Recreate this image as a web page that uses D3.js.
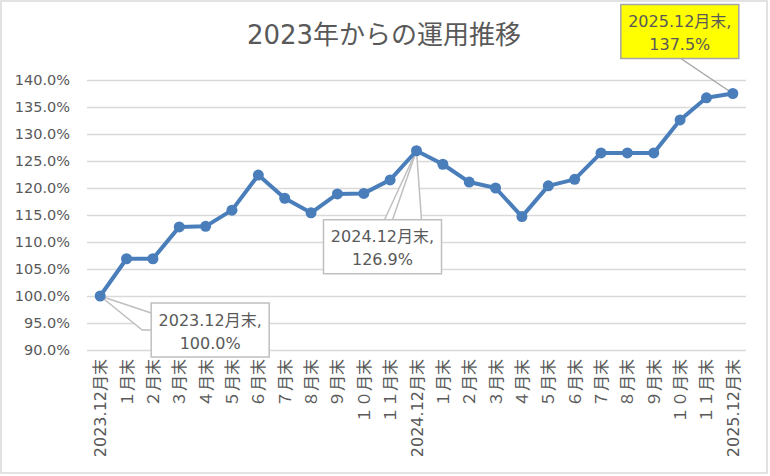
<!DOCTYPE html>
<html>
<head>
<meta charset="utf-8">
<script src="https://cdn.jsdelivr.net/npm/d3@7"></script>
<style>
  body { margin: 0; background: #fff; }
  text { font-family: "DejaVu Sans", "Noto Sans CJK JP", sans-serif; fill: #595959; }
</style>
</head>
<body>
<div id="chart"></div>
<script>
const title = '2023年からの運用推移'
const months = ['2023.12月末', '１月末', '２月末', '３月末', '４月末', '５月末', '６月末', '７月末', '８月末', '９月末', '１０月末', '１１月末',
    '2024.12月末', '１月末', '２月末', '３月末', '４月末', '５月末', '６月末', '７月末', '８月末', '９月末', '１０月末', '１１月末', '2025.12月末']
const values = [100.0, 106.9, 106.9, 112.8, 112.9, 115.9, 122.4, 118.1, 115.4, 118.9, 119.0, 121.5,
    126.9, 124.4, 121.1, 120.0, 114.7, 120.4, 121.6, 126.5, 126.5, 126.5, 132.6, 136.7, 137.5]
const yTicks = [90, 95, 100, 105, 110, 115, 120, 125, 130, 135, 140]
// callouts: which point, and the two text lines
const calloutIdx = [0, 12, 24]
const calloutText = [['2023.12月末,', '100.0%'], ['2024.12月末,', '126.9%'], ['2025.12月末,', '137.5%']]

const width = 770
const height = 476
const plotLeft = 87
const plotRight = 746
const plotTop = 80
const plotBottom = 350

const svg = d3.select('#chart').append('svg')
    .attr('width', width)
    .attr('height', height)

svg.append('rect')
    .attr('x', 1).attr('y', 1)
    .attr('width', 766).attr('height', 472)
    .attr('fill', 'white')
    .attr('stroke', '#d9d9d9')
    .attr('stroke-width', 1.5)

const xScale = d3.scalePoint().domain(d3.range(months.length)).range([plotLeft, plotRight]).padding(0.5)
const yScale = d3.scaleLinear().domain([90, 140]).range([plotBottom, plotTop])

svg.append('text')
    .attr('x', 384)
    .attr('y', 35)
    .attr('text-anchor', 'middle')
    .attr('dominant-baseline', 'central')
    .style('font-size', '26px')
    .text(title)

// grid + y labels
const yAxis = svg.append('g')
    .attr('transform', 'translate(' + plotLeft + ',0)')
    .call(d3.axisLeft(yScale).tickValues(yTicks).tickSize(-(plotRight - plotLeft)).tickPadding(17)
        .tickFormat(d => d.toFixed(1) + '%'))
yAxis.select('.domain').remove()
yAxis.selectAll('line').attr('stroke', '#d9d9d9').attr('stroke-width', 1.5)
yAxis.selectAll('text').style('font-size', '14.5px').attr('fill', '#595959')
    .attr('font-family', null)

// x labels, rotated
const xAxis = svg.append('g')
    .attr('transform', 'translate(0,' + plotBottom + ')')
    .call(d3.axisBottom(xScale).tickSize(0).tickFormat(i => months[i]))
xAxis.select('.domain').remove()
xAxis.selectAll('text')
    .attr('font-family', null)
    .attr('fill', '#595959')
    .style('font-size', '16px')
    .attr('transform', 'rotate(-90)')
    .attr('x', -9)
    .attr('y', 0)
    .attr('dy', null)
    .attr('dominant-baseline', 'central')
    .attr('text-anchor', 'end')

// callout wedges go under the series
const p = i => [xScale(i), yScale(values[i])]
const wedges = svg.append('g')
{
    const [x, y] = p(calloutIdx[0])
    wedges.append('path')
        .attr('d', `M${x + 51},${y + 17} L${x},${y} L${x + 42},${y + 34} L${x + 51},${y + 34}`)
        .attr('fill', 'white').attr('stroke', '#bfbfbf').attr('stroke-width', 1.5)
}
{
    const [x, y] = p(calloutIdx[1])
    wedges.append('path')
        .attr('d', `M${x - 32},${y + 69} L${x},${y} L${x + 5},${y + 69}`)
        .attr('fill', 'white').attr('stroke', '#bfbfbf').attr('stroke-width', 1.5)
    wedges.append('line')
        .attr('x1', x - 24).attr('y1', y + 69).attr('x2', x).attr('y2', y)
        .attr('stroke', '#bfbfbf').attr('stroke-width', 1.5)
}
{
    const [x, y] = p(calloutIdx[2])
    wedges.append('line')
        .attr('x1', x - 52).attr('y1', y - 35).attr('x2', x).attr('y2', y)
        .attr('stroke', '#a6a6a6').attr('stroke-width', 1.5)
}

const line = d3.line()
    .x((d, i) => xScale(i))
    .y(d => yScale(d))

svg.append('path')
    .datum(values)
    .attr('fill', 'none')
    .attr('stroke', '#4a7ebb')
    .attr('stroke-width', 4)
    .attr('stroke-linejoin', 'round')
    .attr('d', line)

svg.append('g').selectAll('circle')
    .data(values)
    .join('circle')
    .attr('cx', (d, i) => xScale(i))
    .attr('cy', d => yScale(d))
    .attr('r', 5.5)
    .attr('fill', '#4a7ebb')

// callout boxes, offset from their point
const boxOffset = [[51, 7], [-93, 69], [-112, -89]]
const boxFill = ['white', 'white', '#ffff00']
const boxStroke = ['#bfbfbf', '#bfbfbf', '#a6a6a6']
calloutIdx.forEach((idx, k) => {
    const [x, y] = p(idx)
    const bx = x + boxOffset[k][0]
    const by = y + boxOffset[k][1]
    const g = svg.append('g')
    g.append('rect')
        .attr('x', bx).attr('y', by)
        .attr('width', 118).attr('height', 54)
        .attr('fill', boxFill[k])
        .attr('stroke', boxStroke[k])
        .attr('stroke-width', 1.5)
    calloutText[k].forEach((t, j) => {
        g.append('text')
            .attr('x', bx + 59)
            .attr('y', by + 17 + j * 23)
            .attr('text-anchor', 'middle')
            .attr('dominant-baseline', 'central')
            .style('font-size', '16px')
            .text(t)
    })
})
</script>
</body>
</html>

* Required work *
Reproduce the full listing faithfully, but do not carry over any pictures.

* Output of the exercise *
Recreate this image as a web page that uses D3.js.
<!DOCTYPE html>
<html>
<head>
<meta charset="utf-8">
<script src="https://cdn.jsdelivr.net/npm/d3@7"></script>
<style>
  body { margin: 0; background: #fff; }
  text { font-family: "DejaVu Sans", "Noto Sans CJK JP", sans-serif; fill: #595959; }
</style>
</head>
<body>
<div id="chart"></div>
<script>
const title = '2023年からの運用推移'
const months = ['2023.12月末', '１月末', '２月末', '３月末', '４月末', '５月末', '６月末', '７月末', '８月末', '９月末', '１０月末', '１１月末',
    '2024.12月末', '１月末', '２月末', '３月末', '４月末', '５月末', '６月末', '７月末', '８月末', '９月末', '１０月末', '１１月末', '2025.12月末']
const values = [100.0, 106.9, 106.9, 112.8, 112.9, 115.9, 122.4, 118.1, 115.4, 118.9, 119.0, 121.5,
    126.9, 124.4, 121.1, 120.0, 114.7, 120.4, 121.6, 126.5, 126.5, 126.5, 132.6, 136.7, 137.5]
const yTicks = [90, 95, 100, 105, 110, 115, 120, 125, 130, 135, 140]
// callouts: which point, and the two text lines
const calloutIdx = [0, 12, 24]
const calloutText = [['2023.12月末,', '100.0%'], ['2024.12月末,', '126.9%'], ['2025.12月末,', '137.5%']]

const width = 770
const height = 476
const plotLeft = 87
const plotRight = 746
const plotTop = 80
const plotBottom = 350

const svg = d3.select('#chart').append('svg')
    .attr('width', width)
    .attr('height', height)

svg.append('rect')
    .attr('x', 1).attr('y', 1)
    .attr('width', 766).attr('height', 472)
    .attr('fill', 'white')
    .attr('stroke', '#d9d9d9')
    .attr('stroke-width', 1.5)

const xScale = d3.scalePoint().domain(d3.range(months.length)).range([plotLeft, plotRight]).padding(0.5)
const yScale = d3.scaleLinear().domain([90, 140]).range([plotBottom, plotTop])

svg.append('text')
    .attr('x', 384)
    .attr('y', 35)
    .attr('text-anchor', 'middle')
    .attr('dominant-baseline', 'central')
    .style('font-size', '26px')
    .text(title)

// grid + y labels
const yAxis = svg.append('g')
    .attr('transform', 'translate(' + plotLeft + ',0)')
    .call(d3.axisLeft(yScale).tickValues(yTicks).tickSize(-(plotRight - plotLeft)).tickPadding(17)
        .tickFormat(d => d.toFixed(1) + '%'))
yAxis.select('.domain').remove()
yAxis.selectAll('line').attr('stroke', '#d9d9d9').attr('stroke-width', 1.5)
yAxis.selectAll('text').style('font-size', '14.5px').attr('fill', '#595959')
    .attr('font-family', null)

// x labels, rotated
const xAxis = svg.append('g')
    .attr('transform', 'translate(0,' + plotBottom + ')')
    .call(d3.axisBottom(xScale).tickSize(0).tickFormat(i => months[i]))
xAxis.select('.domain').remove()
xAxis.selectAll('text')
    .attr('font-family', null)
    .attr('fill', '#595959')
    .style('font-size', '16px')
    .attr('transform', 'rotate(-90)')
    .attr('x', -9)
    .attr('y', 0)
    .attr('dy', null)
    .attr('dominant-baseline', 'central')
    .attr('text-anchor', 'end')

// callout wedges go under the series
const p = i => [xScale(i), yScale(values[i])]
const wedges = svg.append('g')
{
    const [x, y] = p(calloutIdx[0])
    wedges.append('path')
        .attr('d', `M${x + 51},${y + 17} L${x},${y} L${x + 42},${y + 34} L${x + 51},${y + 34}`)
        .attr('fill', 'white').attr('stroke', '#bfbfbf').attr('stroke-width', 1.5)
}
{
    const [x, y] = p(calloutIdx[1])
    wedges.append('path')
        .attr('d', `M${x - 32},${y + 69} L${x},${y} L${x + 5},${y + 69}`)
        .attr('fill', 'white').attr('stroke', '#bfbfbf').attr('stroke-width', 1.5)
    wedges.append('line')
        .attr('x1', x - 24).attr('y1', y + 69).attr('x2', x).attr('y2', y)
        .attr('stroke', '#bfbfbf').attr('stroke-width', 1.5)
}
{
    const [x, y] = p(calloutIdx[2])
    wedges.append('line')
        .attr('x1', x - 52).attr('y1', y - 35).attr('x2', x).attr('y2', y)
        .attr('stroke', '#a6a6a6').attr('stroke-width', 1.5)
}

const line = d3.line()
    .x((d, i) => xScale(i))
    .y(d => yScale(d))

svg.append('path')
    .datum(values)
    .attr('fill', 'none')
    .attr('stroke', '#4a7ebb')
    .attr('stroke-width', 4)
    .attr('stroke-linejoin', 'round')
    .attr('d', line)

svg.append('g').selectAll('circle')
    .data(values)
    .join('circle')
    .attr('cx', (d, i) => xScale(i))
    .attr('cy', d => yScale(d))
    .attr('r', 5.5)
    .attr('fill', '#4a7ebb')

// callout boxes, offset from their point
const boxOffset = [[51, 7], [-93, 69], [-112, -89]]
const boxFill = ['white', 'white', '#ffff00']
const boxStroke = ['#bfbfbf', '#bfbfbf', '#a6a6a6']
calloutIdx.forEach((idx, k) => {
    const [x, y] = p(idx)
    const bx = x + boxOffset[k][0]
    const by = y + boxOffset[k][1]
    const g = svg.append('g')
    g.append('rect')
        .attr('x', bx).attr('y', by)
        .attr('width', 118).attr('height', 54)
        .attr('fill', boxFill[k])
        .attr('stroke', boxStroke[k])
        .attr('stroke-width', 1.5)
    calloutText[k].forEach((t, j) => {
        g.append('text')
            .attr('x', bx + 59)
            .attr('y', by + 17 + j * 23)
            .attr('text-anchor', 'middle')
            .attr('dominant-baseline', 'central')
            .style('font-size', '16px')
            .text(t)
    })
})
</script>
</body>
</html>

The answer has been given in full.